#### Supplied material ####
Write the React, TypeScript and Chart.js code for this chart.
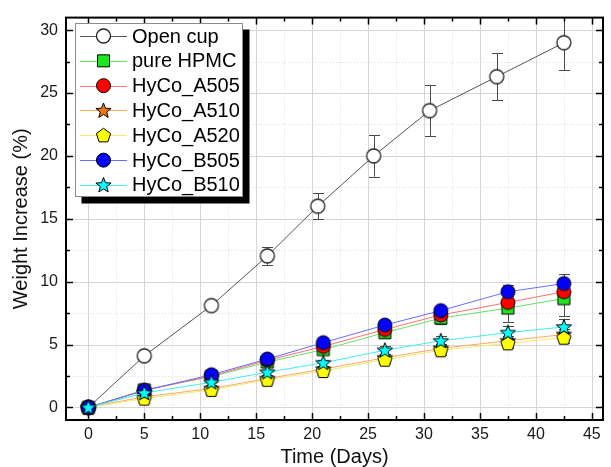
import React, { useEffect, useRef } from 'react';
import { Chart, registerables } from 'chart.js';

Chart.register(...registerables);

// ---------------- data ----------------
const days = [0, 5, 11, 16, 21, 26.5, 31.5, 37.5, 42.5];
const openCupDays = [0, 5, 11, 16, 20.5, 25.5, 30.5, 36.5, 42.5];

const openCup = [0, 4.1, 8.1, 12.05, 16.0, 20.0, 23.6, 26.3, 29.0];
const openCupErr = [0, 0.35, 0.25, 0.7, 1.05, 1.65, 2.05, 1.85, 2.2];

const pureHPMC = [0, 1.4, 2.45, 3.6, 4.6, 5.95, 7.1, 7.9, 8.65];
const pureHPMCErr = [0, 0.2, 0.2, 0.3, 0.35, 0.4, 0.5, 1.1, 1.4];

const hyCoA505 = [0, 1.35, 2.5, 3.75, 4.85, 6.2, 7.35, 8.35, 9.2];
const hyCoA505Err = [0, 0.2, 0.2, 0.25, 0.3, 0.35, 0.4, 0.5, 0.6];

const hyCoA510 = [0, 0.85, 1.5, 2.3, 3.05, 3.95, 4.7, 5.3, 5.8];
const hyCoA510Err = [0, 0.15, 0.2, 0.2, 0.25, 0.3, 0.35, 0.4, 0.45];

const hyCoA520 = [0, 0.7, 1.4, 2.2, 2.9, 3.8, 4.55, 5.1, 5.55];
const hyCoA520Err = [0, 0.15, 0.2, 0.2, 0.25, 0.3, 0.35, 0.4, 0.45];

const hyCoB505 = [0, 1.35, 2.6, 3.85, 5.15, 6.55, 7.7, 9.2, 9.85];
const hyCoB505Err = [0, 0.2, 0.2, 0.25, 0.3, 0.3, 0.35, 0.5, 0.75];

const hyCoB510 = [0, 1.15, 2.0, 2.8, 3.55, 4.55, 5.3, 5.95, 6.4];
const hyCoB510Err = [0, 0.15, 0.2, 0.2, 0.25, 0.3, 0.35, 0.5, 0.65];

const seriesNames = ['Open cup', 'pure HPMC', 'HyCo_A505', 'HyCo_A510', 'HyCo_A520', 'HyCo_B505', 'HyCo_B510'];
const xTitle = 'Time (Days)';
const yTitle = 'Weight Increase (%)';

// ---------------- styles ----------------
type Kind = 'circle' | 'square' | 'star' | 'pentagon';
interface Series {
  name: string;
  xs: number[];
  ys: number[];
  err: number[];
  line: string;
  fill: string;
  stroke: string;
  kind: Kind;
}

const SERIES: Series[] = [
  { name: seriesNames[0], xs: openCupDays, ys: openCup, err: openCupErr, line: '#555555', fill: '#ffffff', stroke: '#222222', kind: 'circle' },
  { name: seriesNames[1], xs: days, ys: pureHPMC, err: pureHPMCErr, line: '#66e066', fill: '#1ee61e', stroke: '#000000', kind: 'square' },
  { name: seriesNames[2], xs: days, ys: hyCoA505, err: hyCoA505Err, line: '#ff7070', fill: '#ff0000', stroke: '#000000', kind: 'circle' },
  { name: seriesNames[3], xs: days, ys: hyCoA510, err: hyCoA510Err, line: '#ffa860', fill: '#f07810', stroke: '#000000', kind: 'star' },
  { name: seriesNames[4], xs: days, ys: hyCoA520, err: hyCoA520Err, line: '#f2ea70', fill: '#ffff00', stroke: '#000000', kind: 'pentagon' },
  { name: seriesNames[5], xs: days, ys: hyCoB505, err: hyCoB505Err, line: '#6a6aff', fill: '#0000ff', stroke: '#000000', kind: 'circle' },
  { name: seriesNames[6], xs: days, ys: hyCoB510, err: hyCoB510Err, line: '#40eeee', fill: '#00ffff', stroke: '#000000', kind: 'star' },
];

const FONT = '"Liberation Sans", Arial, Helvetica, sans-serif';

function drawMarker(g: CanvasRenderingContext2D, kind: Kind, x: number, y: number, fill: string, stroke: string) {
  g.save();
  g.translate(x, y);
  g.beginPath();
  if (kind === 'circle') {
    g.arc(0, 0, 7, 0, Math.PI * 2);
  } else if (kind === 'square') {
    g.rect(-6, -6, 12, 12);
  } else if (kind === 'star') {
    for (let i = 0; i < 10; i++) {
      const r = i % 2 === 0 ? 8 : 3.4;
      const a = -Math.PI / 2 + (i * Math.PI) / 5;
      const px = r * Math.cos(a);
      const py = r * Math.sin(a) + 0.5;
      if (i === 0) g.moveTo(px, py); else g.lineTo(px, py);
    }
    g.closePath();
  } else {
    for (let i = 0; i < 5; i++) {
      const r = 7.5;
      const a = -Math.PI / 2 + (i * 2 * Math.PI) / 5;
      const px = r * Math.cos(a);
      const py = r * Math.sin(a) + 0.5;
      if (i === 0) g.moveTo(px, py); else g.lineTo(px, py);
    }
    g.closePath();
  }
  g.fillStyle = fill;
  g.fill();
  g.lineWidth = kind === 'circle' && fill === '#ffffff' ? 1.3 : 1;
  g.strokeStyle = stroke;
  g.stroke();
  g.restore();
}

function makeMarkerCanvas(s: Series): HTMLCanvasElement {
  const c = document.createElement('canvas');
  c.width = 20;
  c.height = 20;
  const g = c.getContext('2d')!;
  drawMarker(g, s.kind, 10, 10, s.fill, s.stroke);
  return c;
}

const framePlugin = {
  id: 'originFrame',
  beforeDatasetsDraw(chart: any) {
    const { ctx, chartArea: a, scales } = chart;
    const xs = scales.x;
    const ys = scales.y;
    ctx.save();
    // minor grid (dotted)
    ctx.strokeStyle = '#dcdcdc';
    ctx.lineWidth = 1;
    ctx.setLineDash([1, 2]);
    for (let v = 2.5; v < 46; v += 5) {
      const px = Math.round(xs.getPixelForValue(v)) + 0.5;
      ctx.beginPath(); ctx.moveTo(px, a.top); ctx.lineTo(px, a.bottom); ctx.stroke();
    }
    for (let v = 2.5; v < 31; v += 5) {
      const py = Math.round(ys.getPixelForValue(v)) + 0.5;
      ctx.beginPath(); ctx.moveTo(a.left, py); ctx.lineTo(a.right, py); ctx.stroke();
    }
    // major grid (solid)
    ctx.setLineDash([]);
    ctx.strokeStyle = '#d6d6d6';
    for (let v = 0; v <= 45; v += 5) {
      const px = Math.round(xs.getPixelForValue(v)) + 0.5;
      ctx.beginPath(); ctx.moveTo(px, a.top); ctx.lineTo(px, a.bottom); ctx.stroke();
    }
    for (let v = 0; v <= 30; v += 5) {
      const py = Math.round(ys.getPixelForValue(v)) + 0.5;
      ctx.beginPath(); ctx.moveTo(a.left, py); ctx.lineTo(a.right, py); ctx.stroke();
    }
    // error bars
    ctx.beginPath();
    ctx.rect(a.left, a.top, a.right - a.left, a.bottom - a.top);
    ctx.clip();
    ctx.strokeStyle = '#4a4a4a';
    ctx.lineWidth = 1;
    SERIES.forEach((s) => {
      s.ys.forEach((v, i) => {
        const e = s.err[i];
        if (!e) return;
        const px = Math.round(xs.getPixelForValue(s.xs[i])) + 0.5;
        const y1 = ys.getPixelForValue(v + e);
        const y2 = ys.getPixelForValue(v - e);
        ctx.beginPath();
        ctx.moveTo(px, y1); ctx.lineTo(px, y2);
        ctx.moveTo(px - 5.5, Math.round(y1) + 0.5); ctx.lineTo(px + 5.5, Math.round(y1) + 0.5);
        ctx.moveTo(px - 5.5, Math.round(y2) + 0.5); ctx.lineTo(px + 5.5, Math.round(y2) + 0.5);
        ctx.stroke();
      });
    });
    ctx.restore();
  },
  afterDraw(chart: any) {
    const { ctx, chartArea: a, scales } = chart;
    const xs = scales.x;
    const ys = scales.y;
    ctx.save();
    // ticks (inward) on all four sides
    ctx.strokeStyle = '#000';
    ctx.lineWidth = 1.5;
    const tick = (x1: number, y1: number, x2: number, y2: number) => {
      ctx.beginPath(); ctx.moveTo(x1, y1); ctx.lineTo(x2, y2); ctx.stroke();
    };
    for (let v = 0; v < 46; v += 2.5) {
      const major = v % 5 === 0;
      const len = major ? 7 : 4;
      const px = Math.round(xs.getPixelForValue(v)) + 0.5;
      tick(px, a.bottom, px, a.bottom - len);
      tick(px, a.top, px, a.top + len);
    }
    for (let v = 0; v < 31; v += 2.5) {
      const major = v % 5 === 0;
      const len = major ? 7 : 4;
      const py = Math.round(ys.getPixelForValue(v)) + 0.5;
      tick(a.left, py, a.left + len, py);
      tick(a.right, py, a.right - len, py);
    }
    // frame
    ctx.lineWidth = 2;
    ctx.strokeRect(a.left, a.top, a.right - a.left, a.bottom - a.top);

    // legend
    const bx = 75.5, by = 23.5, bw = 167, bh = 173;
    ctx.fillStyle = '#000';
    ctx.fillRect(bx + 6, by + 6, bw + 1, bh + 1);
    ctx.fillStyle = '#fff';
    ctx.fillRect(bx, by, bw, bh);
    ctx.strokeStyle = '#8a8a8a';
    ctx.lineWidth = 1;
    ctx.strokeRect(bx, by, bw, bh);
    ctx.font = `20px ${FONT}`;
    ctx.textBaseline = 'middle';
    ctx.textAlign = 'left';
    SERIES.forEach((s, i) => {
      const cy = 36 + i * 24.83;
      ctx.strokeStyle = s.line;
      ctx.lineWidth = 1;
      ctx.beginPath();
      ctx.moveTo(80, Math.round(cy) + 0.5);
      ctx.lineTo(127, Math.round(cy) + 0.5);
      ctx.stroke();
      drawMarker(ctx, s.kind, 103.5, cy, s.fill, s.stroke);
      ctx.fillStyle = '#000';
      ctx.fillText(s.name, 132, cy + 1);
    });
    ctx.restore();
  },
};

export default function App() {
  const ref = useRef<HTMLCanvasElement | null>(null);

  useEffect(() => {
    document.body.style.margin = '0';
    const canvas = ref.current;
    if (!canvas) return;
    Chart.defaults.font.family = FONT;

    const datasets = SERIES.map((s, idx) => {
      const img = makeMarkerCanvas(s);
      return {
        label: s.name,
        data: s.xs.map((x, i) => ({ x, y: s.ys[i] })),
        borderColor: s.line,
        backgroundColor: s.fill,
        borderWidth: 1,
        pointStyle: img,
        pointRadius: 7,
        pointHoverRadius: 7,
        tension: 0,
        order: SERIES.length - 1 - idx,
        clip: 10,
      };
    });

    const chart = new Chart(canvas, {
      type: 'line',
      data: { datasets: datasets as any },
      options: {
        animation: false,
        responsive: false,
        maintainAspectRatio: false,
        events: [],
        layout: { padding: { top: 12, right: 3, left: 0, bottom: 0 } },
        plugins: { legend: { display: false }, tooltip: { enabled: false } },
        scales: {
          x: {
            type: 'linear',
            min: -2,
            max: 46,
            grid: { display: false, drawTicks: false },
            border: { display: false },
            ticks: {
              stepSize: 5,
              includeBounds: false,
              padding: 5,
              color: '#1a1a1a',
              font: { size: 16, family: FONT },
              maxRotation: 0,
              autoSkip: false,
            },
            title: {
              display: true,
              text: xTitle,
              color: '#111',
              font: { size: 20, family: FONT, lineHeight: 1 },
              padding: { top: 0, bottom: 0 },
            },
            afterFit: (scale: any) => { scale.height = 47; },
          },
          y: {
            type: 'linear',
            min: -1,
            max: 31,
            grid: { display: false, drawTicks: false },
            border: { display: false },
            ticks: {
              stepSize: 5,
              includeBounds: false,
              padding: 8,
              color: '#1a1a1a',
              font: { size: 16, family: FONT },
            },
            title: {
              display: true,
              text: yTitle,
              color: '#111',
              font: { size: 20, family: FONT, lineHeight: 1 },
              padding: { top: 11, bottom: 0 },
            },
            afterFit: (scale: any) => { scale.width = 66; },
          },
        },
      },
      plugins: [framePlugin],
    });

    return () => chart.destroy();
  }, []);

  return (
    <div style={{ width: 611, height: 467, background: '#fff' }}>
      <canvas ref={ref} width={611} height={467} style={{ display: 'block' }} />
    </div>
  );
}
####
Which lines above hold the word "React"? Copy each of them.

Write the React, TypeScript and Chart.js code for this chart.
import React, { useEffect, useRef } from 'react';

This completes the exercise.